**Information shown**
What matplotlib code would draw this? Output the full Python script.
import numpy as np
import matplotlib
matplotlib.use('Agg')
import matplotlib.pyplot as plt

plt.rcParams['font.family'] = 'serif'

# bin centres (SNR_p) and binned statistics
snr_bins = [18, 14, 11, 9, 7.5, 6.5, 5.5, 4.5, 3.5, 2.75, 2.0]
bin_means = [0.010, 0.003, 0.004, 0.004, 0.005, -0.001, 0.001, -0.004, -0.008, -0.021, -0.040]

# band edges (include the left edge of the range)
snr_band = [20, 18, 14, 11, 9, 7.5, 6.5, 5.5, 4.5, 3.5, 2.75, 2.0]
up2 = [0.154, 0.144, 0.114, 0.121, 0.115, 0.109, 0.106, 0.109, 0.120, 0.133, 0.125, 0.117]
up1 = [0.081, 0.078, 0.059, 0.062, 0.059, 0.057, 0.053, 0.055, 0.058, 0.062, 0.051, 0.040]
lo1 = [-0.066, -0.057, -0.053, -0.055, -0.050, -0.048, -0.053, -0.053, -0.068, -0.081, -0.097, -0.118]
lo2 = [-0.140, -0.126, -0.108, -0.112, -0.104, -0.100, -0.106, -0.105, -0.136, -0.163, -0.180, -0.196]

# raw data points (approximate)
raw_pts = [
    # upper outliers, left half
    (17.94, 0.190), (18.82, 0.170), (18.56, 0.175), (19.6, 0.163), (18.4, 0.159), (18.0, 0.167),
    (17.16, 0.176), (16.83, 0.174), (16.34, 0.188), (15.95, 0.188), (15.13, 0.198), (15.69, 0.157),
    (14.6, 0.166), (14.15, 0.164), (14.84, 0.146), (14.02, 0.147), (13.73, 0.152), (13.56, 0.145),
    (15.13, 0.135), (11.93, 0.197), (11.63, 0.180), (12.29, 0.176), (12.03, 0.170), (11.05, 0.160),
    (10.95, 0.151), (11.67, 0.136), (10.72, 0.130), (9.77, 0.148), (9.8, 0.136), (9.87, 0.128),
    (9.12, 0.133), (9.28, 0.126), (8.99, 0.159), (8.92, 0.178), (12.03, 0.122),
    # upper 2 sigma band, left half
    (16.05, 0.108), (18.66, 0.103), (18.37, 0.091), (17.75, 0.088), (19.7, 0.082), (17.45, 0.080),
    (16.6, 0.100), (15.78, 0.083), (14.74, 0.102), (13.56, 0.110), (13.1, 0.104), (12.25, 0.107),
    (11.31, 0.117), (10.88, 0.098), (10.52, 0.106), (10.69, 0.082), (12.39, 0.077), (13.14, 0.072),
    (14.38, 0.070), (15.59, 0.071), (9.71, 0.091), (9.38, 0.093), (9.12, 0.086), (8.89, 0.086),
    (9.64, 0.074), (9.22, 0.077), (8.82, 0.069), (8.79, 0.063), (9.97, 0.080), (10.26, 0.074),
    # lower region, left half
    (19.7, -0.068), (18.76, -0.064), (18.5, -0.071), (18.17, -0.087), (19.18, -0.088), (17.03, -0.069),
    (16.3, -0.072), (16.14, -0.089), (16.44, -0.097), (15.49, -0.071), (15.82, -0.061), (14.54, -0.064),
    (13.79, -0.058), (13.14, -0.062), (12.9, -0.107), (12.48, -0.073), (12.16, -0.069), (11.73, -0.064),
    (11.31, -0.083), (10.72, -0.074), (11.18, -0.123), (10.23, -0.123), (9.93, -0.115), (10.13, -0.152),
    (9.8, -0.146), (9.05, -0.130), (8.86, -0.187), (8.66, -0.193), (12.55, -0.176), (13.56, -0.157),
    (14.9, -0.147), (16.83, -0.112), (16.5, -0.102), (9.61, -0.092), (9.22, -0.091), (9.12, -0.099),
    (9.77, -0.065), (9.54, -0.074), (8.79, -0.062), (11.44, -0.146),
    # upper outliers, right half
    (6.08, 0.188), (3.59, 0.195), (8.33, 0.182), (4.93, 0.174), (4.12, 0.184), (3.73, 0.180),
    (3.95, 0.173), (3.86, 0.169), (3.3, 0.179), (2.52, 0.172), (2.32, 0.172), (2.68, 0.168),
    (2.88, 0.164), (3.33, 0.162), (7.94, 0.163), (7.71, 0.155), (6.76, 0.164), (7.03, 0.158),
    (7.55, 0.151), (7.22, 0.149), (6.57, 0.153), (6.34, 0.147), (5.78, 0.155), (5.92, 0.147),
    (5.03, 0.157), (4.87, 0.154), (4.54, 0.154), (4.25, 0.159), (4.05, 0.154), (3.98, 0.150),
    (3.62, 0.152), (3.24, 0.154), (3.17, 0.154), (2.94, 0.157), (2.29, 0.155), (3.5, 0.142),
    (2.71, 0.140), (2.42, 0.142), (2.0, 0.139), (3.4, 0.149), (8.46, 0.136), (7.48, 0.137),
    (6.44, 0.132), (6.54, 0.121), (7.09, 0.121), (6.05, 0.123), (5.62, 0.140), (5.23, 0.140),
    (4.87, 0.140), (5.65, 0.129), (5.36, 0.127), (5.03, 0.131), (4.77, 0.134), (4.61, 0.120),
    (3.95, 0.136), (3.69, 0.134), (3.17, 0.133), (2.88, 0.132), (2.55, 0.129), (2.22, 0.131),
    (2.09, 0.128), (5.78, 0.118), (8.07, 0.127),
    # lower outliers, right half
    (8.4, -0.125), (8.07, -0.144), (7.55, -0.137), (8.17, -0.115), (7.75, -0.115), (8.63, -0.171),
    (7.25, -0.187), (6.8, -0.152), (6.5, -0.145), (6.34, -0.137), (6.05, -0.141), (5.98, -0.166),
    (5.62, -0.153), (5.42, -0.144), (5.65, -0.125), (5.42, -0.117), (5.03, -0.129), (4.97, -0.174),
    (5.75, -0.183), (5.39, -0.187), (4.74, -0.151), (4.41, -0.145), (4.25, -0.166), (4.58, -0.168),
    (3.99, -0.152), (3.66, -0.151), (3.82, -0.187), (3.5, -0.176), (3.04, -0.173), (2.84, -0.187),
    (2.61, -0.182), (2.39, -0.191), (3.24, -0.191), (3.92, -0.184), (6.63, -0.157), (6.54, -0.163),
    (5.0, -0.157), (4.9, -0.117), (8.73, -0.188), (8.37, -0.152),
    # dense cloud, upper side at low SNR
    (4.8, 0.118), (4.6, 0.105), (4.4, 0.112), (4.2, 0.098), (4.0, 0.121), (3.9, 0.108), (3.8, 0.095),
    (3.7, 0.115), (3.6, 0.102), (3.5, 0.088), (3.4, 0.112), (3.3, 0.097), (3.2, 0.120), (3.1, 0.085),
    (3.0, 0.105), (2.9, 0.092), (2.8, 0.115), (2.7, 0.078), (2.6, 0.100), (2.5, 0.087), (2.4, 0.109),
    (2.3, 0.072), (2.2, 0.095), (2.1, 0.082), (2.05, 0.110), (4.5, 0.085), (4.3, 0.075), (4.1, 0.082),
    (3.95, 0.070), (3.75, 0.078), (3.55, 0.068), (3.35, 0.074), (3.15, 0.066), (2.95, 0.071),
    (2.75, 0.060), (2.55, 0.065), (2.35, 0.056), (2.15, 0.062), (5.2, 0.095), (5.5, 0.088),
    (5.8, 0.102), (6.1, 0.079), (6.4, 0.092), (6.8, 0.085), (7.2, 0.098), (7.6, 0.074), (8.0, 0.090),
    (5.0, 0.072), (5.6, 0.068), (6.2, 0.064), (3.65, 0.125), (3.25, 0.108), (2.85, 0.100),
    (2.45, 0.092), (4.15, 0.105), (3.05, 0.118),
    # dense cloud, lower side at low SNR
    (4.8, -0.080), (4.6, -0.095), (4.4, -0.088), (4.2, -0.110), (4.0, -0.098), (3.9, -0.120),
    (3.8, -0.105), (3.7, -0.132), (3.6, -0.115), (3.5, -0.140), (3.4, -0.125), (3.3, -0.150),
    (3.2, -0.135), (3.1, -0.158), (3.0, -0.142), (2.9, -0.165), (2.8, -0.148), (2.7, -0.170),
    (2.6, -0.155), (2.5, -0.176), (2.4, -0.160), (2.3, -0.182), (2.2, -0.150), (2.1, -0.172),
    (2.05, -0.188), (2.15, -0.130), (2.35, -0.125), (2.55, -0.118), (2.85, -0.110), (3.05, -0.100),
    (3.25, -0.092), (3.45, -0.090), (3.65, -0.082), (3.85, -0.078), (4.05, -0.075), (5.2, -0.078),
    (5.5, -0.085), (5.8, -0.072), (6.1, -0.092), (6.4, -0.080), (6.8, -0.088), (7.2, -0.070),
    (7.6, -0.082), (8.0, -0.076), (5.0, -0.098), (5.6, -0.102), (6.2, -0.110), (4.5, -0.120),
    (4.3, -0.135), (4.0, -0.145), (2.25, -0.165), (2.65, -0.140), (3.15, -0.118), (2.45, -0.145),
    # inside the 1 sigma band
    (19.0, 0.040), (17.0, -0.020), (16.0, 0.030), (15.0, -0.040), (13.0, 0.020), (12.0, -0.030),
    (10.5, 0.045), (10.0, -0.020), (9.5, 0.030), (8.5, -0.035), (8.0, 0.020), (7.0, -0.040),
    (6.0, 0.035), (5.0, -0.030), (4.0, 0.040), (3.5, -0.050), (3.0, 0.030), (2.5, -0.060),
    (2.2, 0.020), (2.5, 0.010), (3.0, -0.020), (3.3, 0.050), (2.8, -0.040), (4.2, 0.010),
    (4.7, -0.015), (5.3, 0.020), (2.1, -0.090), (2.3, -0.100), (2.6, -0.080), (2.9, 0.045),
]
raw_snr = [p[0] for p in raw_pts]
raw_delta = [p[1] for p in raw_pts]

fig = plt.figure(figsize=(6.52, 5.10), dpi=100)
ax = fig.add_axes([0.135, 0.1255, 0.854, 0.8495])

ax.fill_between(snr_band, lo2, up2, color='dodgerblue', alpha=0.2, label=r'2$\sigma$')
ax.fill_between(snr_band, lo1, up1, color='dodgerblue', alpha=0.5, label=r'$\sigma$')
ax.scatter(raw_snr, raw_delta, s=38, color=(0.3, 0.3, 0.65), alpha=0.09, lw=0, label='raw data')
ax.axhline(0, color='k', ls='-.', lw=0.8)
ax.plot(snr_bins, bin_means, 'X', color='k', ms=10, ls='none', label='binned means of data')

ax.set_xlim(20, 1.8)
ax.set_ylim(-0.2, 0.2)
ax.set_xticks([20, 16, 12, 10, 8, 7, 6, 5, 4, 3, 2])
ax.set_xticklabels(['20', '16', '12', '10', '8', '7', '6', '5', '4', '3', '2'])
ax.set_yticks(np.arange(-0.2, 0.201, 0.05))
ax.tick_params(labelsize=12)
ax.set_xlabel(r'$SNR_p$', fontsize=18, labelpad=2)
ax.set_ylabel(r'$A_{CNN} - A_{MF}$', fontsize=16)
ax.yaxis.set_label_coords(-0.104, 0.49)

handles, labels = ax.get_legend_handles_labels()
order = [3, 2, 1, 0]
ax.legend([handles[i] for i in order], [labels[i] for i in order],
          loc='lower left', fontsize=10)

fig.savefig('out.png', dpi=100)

**The exercise**
Please print exactly what appears from the first line of the data through the line with "-0.008, -0.021, -0.040]", including both of those lines and nothing past them.

**Written solution**
What matplotlib code would draw this? Output the full Python script.
import numpy as np
import matplotlib
matplotlib.use('Agg')
import matplotlib.pyplot as plt

plt.rcParams['font.family'] = 'serif'

# bin centres (SNR_p) and binned statistics
snr_bins = [18, 14, 11, 9, 7.5, 6.5, 5.5, 4.5, 3.5, 2.75, 2.0]
bin_means = [0.010, 0.003, 0.004, 0.004, 0.005, -0.001, 0.001, -0.004, -0.008, -0.021, -0.040]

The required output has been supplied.